Who will be impacted the most?

Zoopla said this will hit first-time buyers (FTB) the hardest: “Moving from a 2% mortgage rate to 4% means the average FTB will need an extra £12,250 in income, compared to when rates were lower.”

However, in most of England, buying will remain cheaper than renting for FTBs, with Zoopla saying that “the lack of a material over-valuation in UK home values means mortgage rates of up to 4% are not, on their own, sufficient to result in UK-wide price falls.” They added:

“So far, there are few signs of weaker demand and our analysis shows FTBs made up an increased share of all sales in H1 2022 – up to 35% compared to 32% in 2021.”

They did, however, concede that they “expect FTB behaviours and buying patterns to shift further in H2 in response to higher costs and the increasing possibility of FTBs being priced out of the market”.

As well as this, demand for homes is likely to be impacted most in high-value markets in southern England where affordability is “already a drag on market activity”:

“The higher the income needed to buy a home, the more households are priced out of the market which, over time, reduces the pool of demand for homes.

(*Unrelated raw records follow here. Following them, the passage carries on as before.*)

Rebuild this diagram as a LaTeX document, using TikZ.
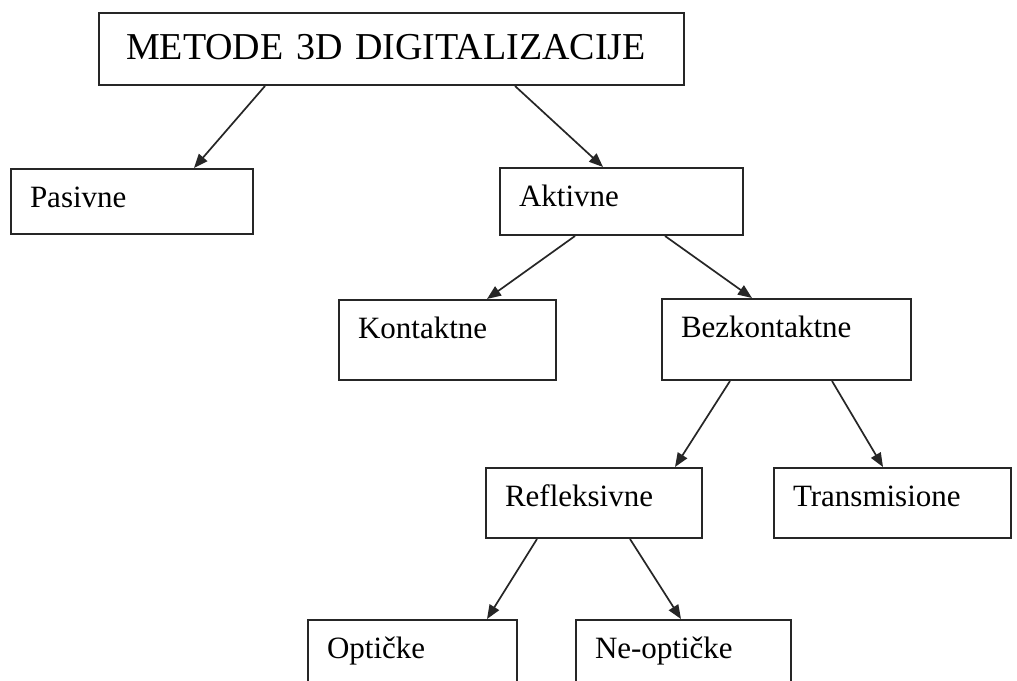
\documentclass[tikz,border=0pt]{standalone}
\usepackage{fontspec}
\setmainfont{Liberation Serif}
\usepackage{tikz}
\usetikzlibrary{arrows.meta}

\tikzset{
kutija/.style={draw=black!85, line width=2pt, anchor=north west, inner xsep=19pt, inner ysep=0pt, align=left, text height=38pt, font=\fontsize{31}{36}\selectfont},
naslov/.style={kutija, inner xsep=27pt, text height=46pt, font=\fontsize{38}{44}\selectfont},
strelica/.style={black!85, line width=1.7pt, -{Triangle[length=14pt,width=11pt]}}
}

\begin{document}
\begin{tikzpicture}[x=1pt, y=-1pt]

\clip (0,0) rectangle (1017,680);
\fill[white] (0,0) rectangle (1017,680);

%level 0%
\node[naslov, text width=531pt, text depth=26pt] (metode) at (98,12) {METODE 3D DIGITALIZACIJE};

%level 1%
\node[kutija, text width=204pt, text depth=27pt] (pasivne) at (10,168) {Pasivne};
\node[kutija, text width=205pt, text depth=29pt] (aktivne) at (499,167) {Aktivne};

%level 2%
\node[kutija, text width=179pt, text depth=42pt] (kontaktne) at (338,299) {Kontaktne};
\node[kutija, text width=211pt, text depth=43pt] (bezkontaktne) at (661,298) {Bezkontaktne};

%level 3%
\node[kutija, text width=178pt, text depth=32pt] (refleksivne) at (485,467) {Refleksivne};
\node[kutija, text width=199pt, text depth=32pt] (transmisione) at (773,467) {Transmisione};

%level 4%
\node[kutija, text width=171pt, text depth=45pt] (opticke) at (307,619) {Optičke};
\node[kutija, text width=177pt, text depth=45pt] (neopticke) at (575,619) {Ne-optičke};

%arrows
\draw[strelica] ([xshift=167pt]metode.south west) -- ([xshift=184pt]pasivne.north west);
\draw[strelica] ([xshift=417pt]metode.south west) -- ([xshift=104pt]aktivne.north west);
\draw[strelica] ([xshift=76pt]aktivne.south west) -- ([xshift=149pt]kontaktne.north west);
\draw[strelica] ([xshift=166pt]aktivne.south west) -- ([xshift=91pt]bezkontaktne.north west);
\draw[strelica] ([xshift=69pt]bezkontaktne.south west) -- ([xshift=190pt]refleksivne.north west);
\draw[strelica] ([xshift=171pt]bezkontaktne.south west) -- ([xshift=110pt]transmisione.north west);
\draw[strelica] ([xshift=52pt]refleksivne.south west) -- ([xshift=180pt]opticke.north west);
\draw[strelica] ([xshift=145pt]refleksivne.south west) -- ([xshift=106pt]neopticke.north west);

\end{tikzpicture}
\end{document}
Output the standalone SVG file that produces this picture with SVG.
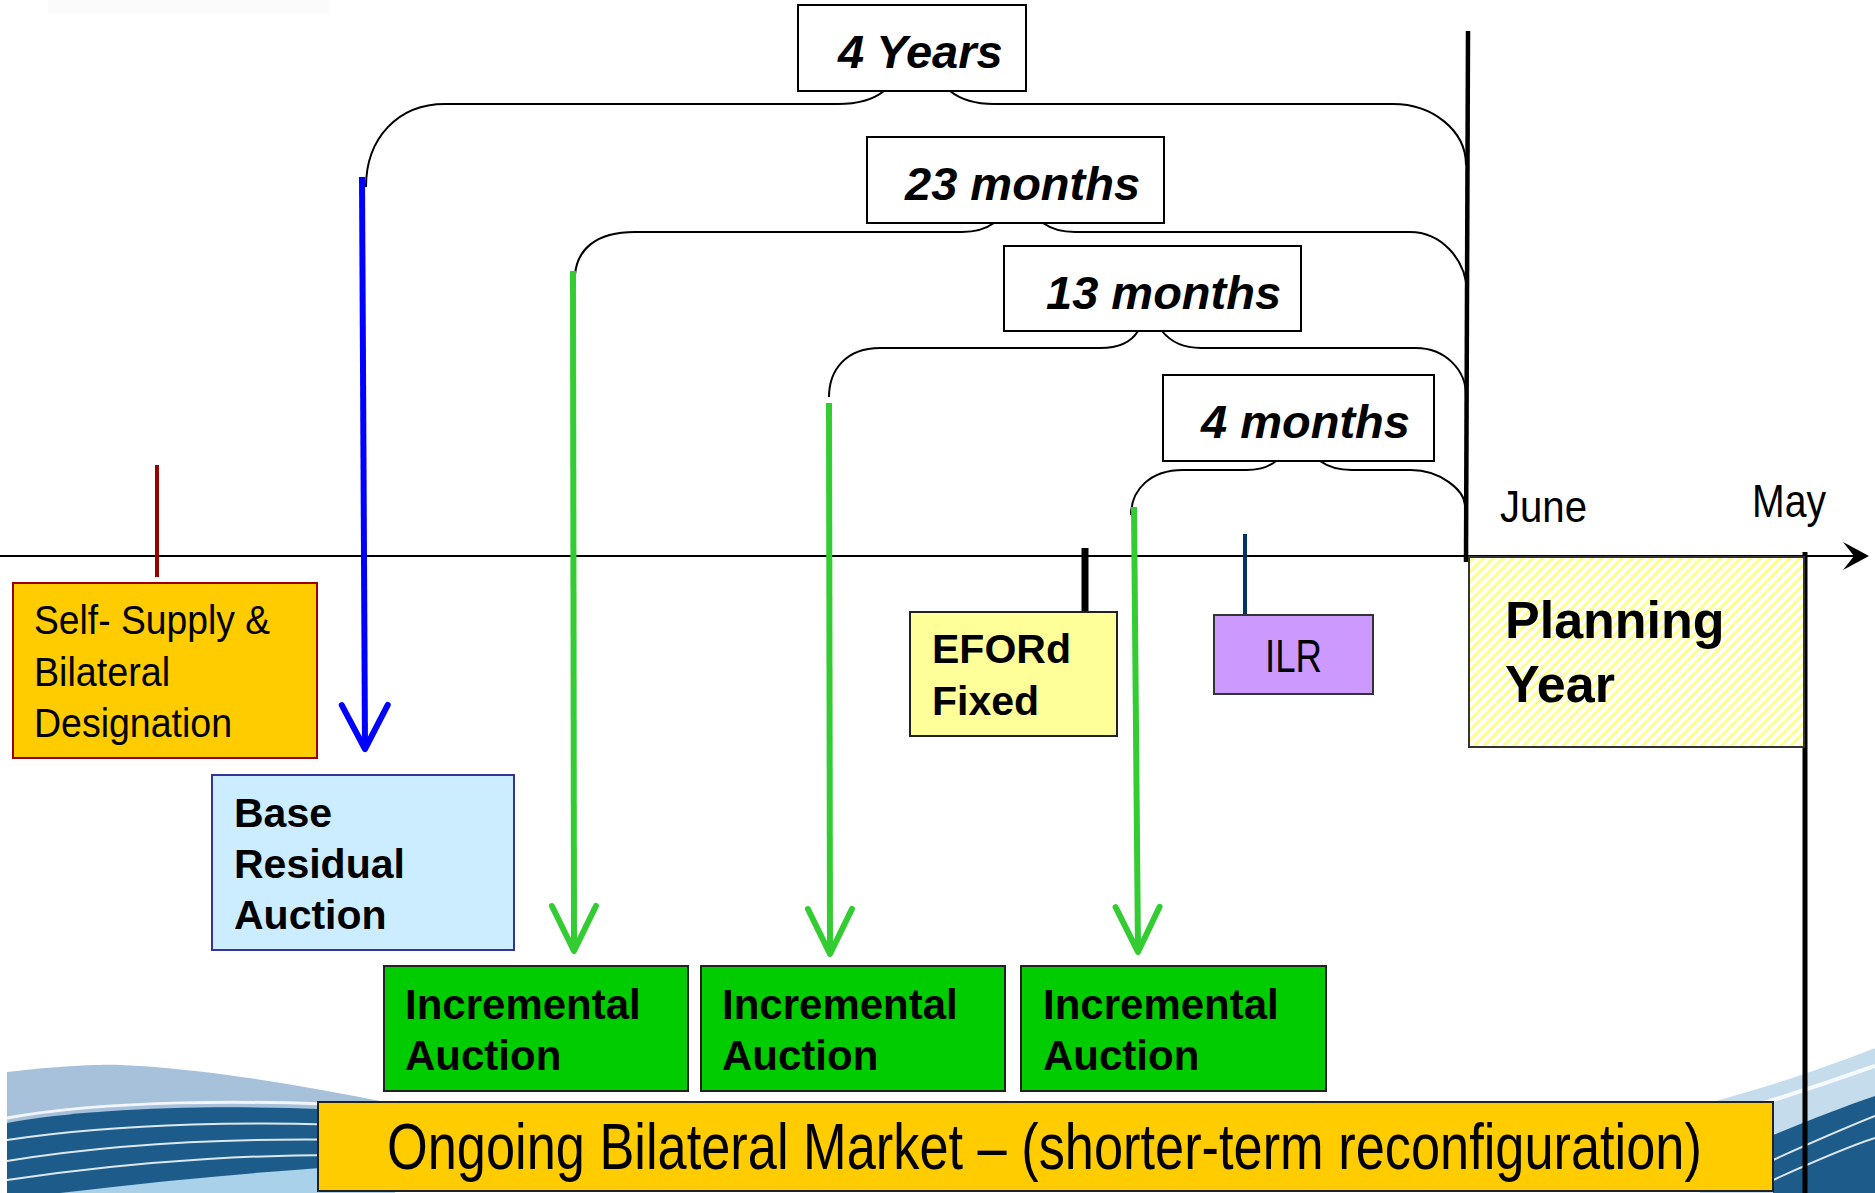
<svg xmlns="http://www.w3.org/2000/svg" width="1875" height="1193" viewBox="0 0 1875 1193">
<style>
  .t{font-family:"Liberation Sans",Arial,sans-serif;fill:#000}
  .bi{font-weight:bold;font-style:italic;font-size:47px}
  .b{font-weight:bold}
  .lbl{fill:#fff;stroke:#000;stroke-width:2}
  .brace{fill:none;stroke:#000;stroke-width:2}
  .streak{fill:none;stroke:#fff;stroke-opacity:0.85}
</style>
<defs>
  <pattern id="hatch" width="7" height="7" patternUnits="userSpaceOnUse" patternTransform="rotate(45)">
    <rect width="7" height="7" fill="#fff"/>
    <rect width="3" height="7" fill="#FFFF8C"/>
  </pattern>
  <marker id="vBlue" markerUnits="userSpaceOnUse" markerWidth="60" markerHeight="60" viewBox="-50 -30 60 60" refX="0" refY="0" orient="auto">
    <path d="M-44,-23 L0,0 L-44,23" fill="none" stroke="#0000FF" stroke-width="6" stroke-linecap="round" stroke-linejoin="round"/>
  </marker>
  <marker id="vGreen" markerUnits="userSpaceOnUse" markerWidth="60" markerHeight="60" viewBox="-50 -30 60 60" refX="0" refY="0" orient="auto">
    <path d="M-45,-22 L0,0 L-45,22" fill="none" stroke="#33CC33" stroke-width="6" stroke-linecap="round" stroke-linejoin="round"/>
  </marker>
</defs>

<rect width="1875" height="1193" fill="#fff"/>

<g id="background">
  <rect x="48" y="0" width="281" height="14" fill="#fbfbfb"/>
  <!-- bottom-left wave -->
  <path d="M7,1072 C50,1067 95,1064 120,1065 C200,1068 300,1085 395,1104 L395,1193 L7,1193 Z" fill="#A7C1DA"/>
  <path d="M7,1123 C100,1106 250,1103 395,1113 L395,1193 L7,1193 Z" fill="#1D5C8A"/>
  <path class="streak" stroke-width="3" d="M7,1118 C100,1101 250,1098 395,1108"/>
  <path class="streak" stroke-width="2" d="M7,1140 C120,1123 260,1120 395,1127"/>
  <path class="streak" stroke-width="2" d="M7,1161 C130,1141 270,1137 395,1141"/>
  <path class="streak" stroke-width="2" d="M7,1180 C140,1160 280,1152 395,1156"/>
  <path d="M60,1193 C200,1176 320,1167 395,1164 L395,1193 Z" fill="#A9D1EA"/>
  <!-- bottom-right wave -->
  <path d="M1700,1105 C1760,1090 1830,1066 1875,1048 L1875,1193 L1700,1193 Z" fill="#C5DCEC"/>
  <path class="streak" stroke-width="4" d="M1700,1122 C1770,1102 1830,1082 1875,1066"/>
  <path d="M1773,1135 C1810,1120 1845,1106 1875,1096 L1875,1193 L1773,1193 Z" fill="#1D5C8A"/>
  <path class="streak" stroke-width="2" d="M1773,1160 C1815,1141 1850,1126 1875,1116"/>
  <path class="streak" stroke-width="2" d="M1773,1180 C1815,1161 1850,1146 1875,1138"/>
</g>

<g id="connectors">
  <!-- timeline -->
  <line x1="0" y1="556" x2="1858" y2="556" stroke="#000" stroke-width="2"/>
  <path d="M1869,556 L1843,542 L1854,556 L1843,570 Z" fill="#000"/>
  <!-- June line -->
  <line x1="1468" y1="31" x2="1466" y2="562" stroke="#000" stroke-width="4.5"/>
  <!-- May line -->
  <line x1="1805" y1="552" x2="1805" y2="1193" stroke="#000" stroke-width="5"/>
  <!-- ticks -->
  <line x1="157" y1="465" x2="157" y2="577" stroke="#990000" stroke-width="4"/>
  <line x1="1085" y1="548" x2="1085" y2="612" stroke="#000" stroke-width="7"/>
  <line x1="1245" y1="534" x2="1245" y2="614" stroke="#003366" stroke-width="4"/>
  <!-- braces -->
  <path class="brace" d="M366,187 C366,138 398,104 445,104 L838,104 C860,104 874,99 884,91 L916,70 L950,91 C960,99 974,104 994,104 L1393,104 C1432,104 1466,130 1466,165"/>
  <path class="brace" d="M575,275 C577,250 595,232 635,232 L962,232 C977,232 987,228 994,223 L1018,205 L1043,223 C1050,228 1060,232 1075,232 L1410,232 C1440,232 1466,258 1467,292"/>
  <path class="brace" d="M829,397 C829,370 846,348 880,348 L1100,348 C1120,348 1132,341 1138,331 L1150,315 L1162,331 C1170,341 1182,348 1201,348 L1416,348 C1445,348 1466,370 1466,395"/>
  <path class="brace" d="M1131,515 C1131,490 1150,470 1183,470 L1246,470 C1260,470 1270,466 1276,461 L1298,445 L1320,461 C1327,466 1337,470 1352,470 L1411,470 C1440,470 1464,490 1465,505"/>
  <!-- arrows -->
  <line x1="362" y1="177" x2="365" y2="749" stroke="#0000FF" stroke-width="6" marker-end="url(#vBlue)"/>
  <line x1="573" y1="271" x2="574" y2="951" stroke="#33CC33" stroke-width="6" marker-end="url(#vGreen)"/>
  <line x1="829" y1="403" x2="830" y2="954" stroke="#33CC33" stroke-width="6" marker-end="url(#vGreen)"/>
  <line x1="1134" y1="507" x2="1138" y2="952" stroke="#33CC33" stroke-width="6" marker-end="url(#vGreen)"/>
</g>

<g id="label-4years">
  <rect class="lbl" x="798" y="5" width="228" height="86"/>
  <text class="t bi" x="838" y="68">4 Years</text>
</g>
<g id="label-23months">
  <rect class="lbl" x="867" y="137" width="297" height="86"/>
  <text class="t bi" x="905" y="200">23 months</text>
</g>
<g id="label-13months">
  <rect class="lbl" x="1004" y="246" width="297" height="85"/>
  <text class="t bi" x="1046" y="309">13 months</text>
</g>
<g id="label-4months">
  <rect class="lbl" x="1163" y="375" width="271" height="86"/>
  <text class="t bi" x="1201" y="438">4 months</text>
</g>

<g id="june-label">
  <text class="t" x="1500" y="522" font-size="45" textLength="87" lengthAdjust="spacingAndGlyphs">June</text>
</g>
<g id="may-label">
  <text class="t" x="1752" y="517" font-size="46" textLength="74" lengthAdjust="spacingAndGlyphs">May</text>
</g>

<g id="self-supply">
  <rect x="13" y="583" width="304" height="175" fill="#FFCC00" stroke="#990000" stroke-width="2"/>
  <text class="t" font-size="40">
    <tspan x="34" y="634" textLength="236" lengthAdjust="spacingAndGlyphs">Self- Supply &amp;</tspan>
    <tspan x="34" y="686" textLength="136" lengthAdjust="spacingAndGlyphs">Bilateral</tspan>
    <tspan x="34" y="737" textLength="198" lengthAdjust="spacingAndGlyphs">Designation</tspan>
  </text>
</g>

<g id="base-residual">
  <rect x="212" y="775" width="302" height="175" fill="#CCECFF" stroke="#333399" stroke-width="2"/>
  <text class="t b" font-size="41">
    <tspan x="234" y="827">Base</tspan>
    <tspan x="234" y="878">Residual</tspan>
    <tspan x="234" y="929">Auction</tspan>
  </text>
</g>

<g id="eford">
  <rect x="910" y="612" width="207" height="124" fill="#FFFF99" stroke="#222" stroke-width="2"/>
  <text class="t b" font-size="41">
    <tspan x="932" y="663">EFORd</tspan>
    <tspan x="932" y="715">Fixed</tspan>
  </text>
</g>

<g id="ilr">
  <rect x="1214" y="615" width="159" height="79" fill="#CC99FF" stroke="#333" stroke-width="2"/>
  <text class="t" x="1265" y="672" font-size="46" textLength="57" lengthAdjust="spacingAndGlyphs">ILR</text>
</g>

<g id="planning-year">
  <rect x="1469" y="557" width="335" height="190" fill="url(#hatch)" stroke="#333" stroke-width="2"/>
  <text class="t b" font-size="52">
    <tspan x="1505" y="638">Planning</tspan>
    <tspan x="1505" y="702">Year</tspan>
  </text>
</g>

<g id="incremental-1">
  <rect x="384" y="966" width="304" height="125" fill="#00CC00" stroke="#222" stroke-width="2"/>
  <text class="t b" font-size="42"><tspan x="405" y="1019">Incremental</tspan><tspan x="405" y="1070">Auction</tspan></text>
</g>
<g id="incremental-2">
  <rect x="701" y="966" width="304" height="125" fill="#00CC00" stroke="#222" stroke-width="2"/>
  <text class="t b" font-size="42"><tspan x="722" y="1019">Incremental</tspan><tspan x="722" y="1070">Auction</tspan></text>
</g>
<g id="incremental-3">
  <rect x="1021" y="966" width="305" height="125" fill="#00CC00" stroke="#222" stroke-width="2"/>
  <text class="t b" font-size="42"><tspan x="1043" y="1019">Incremental</tspan><tspan x="1043" y="1070">Auction</tspan></text>
</g>

<g id="ongoing-bilateral">
  <rect x="318" y="1102" width="1455" height="89" fill="#FFCC00" stroke="#222" stroke-width="2"/>
  <text class="t" transform="translate(387 1169) scale(0.8055 1)" x="0" y="0" font-size="65">Ongoing Bilateral Market – (shorter-term reconfiguration)</text>
</g>
</svg>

The impact of rising mortgage rates will be felt most acutely in high-value markets in southern England.”

The outlook

Zoopla said that the fixed-rate loans and affordability stress tests have “baked resilience into the market” which will limit the downsides for house prices.

However, they concluded their report with an admission that prices, sales volumes, and thus market activity will suffer should mortgage rates continue to rise:

“It’s clear UK households are facing a squeeze on incomes and living standards on multiple fronts, which will filter through into housing market activity and house price growth into 2023.

The primary risk remains in further increases in the base rate in order to control inflation control inflation, which will have a knock-on impact on mortgage rates.

The higher rates move above 4%, the greater the impact on prices and sales volume and where homeowners have plenty of equity to cushion any future price falls.”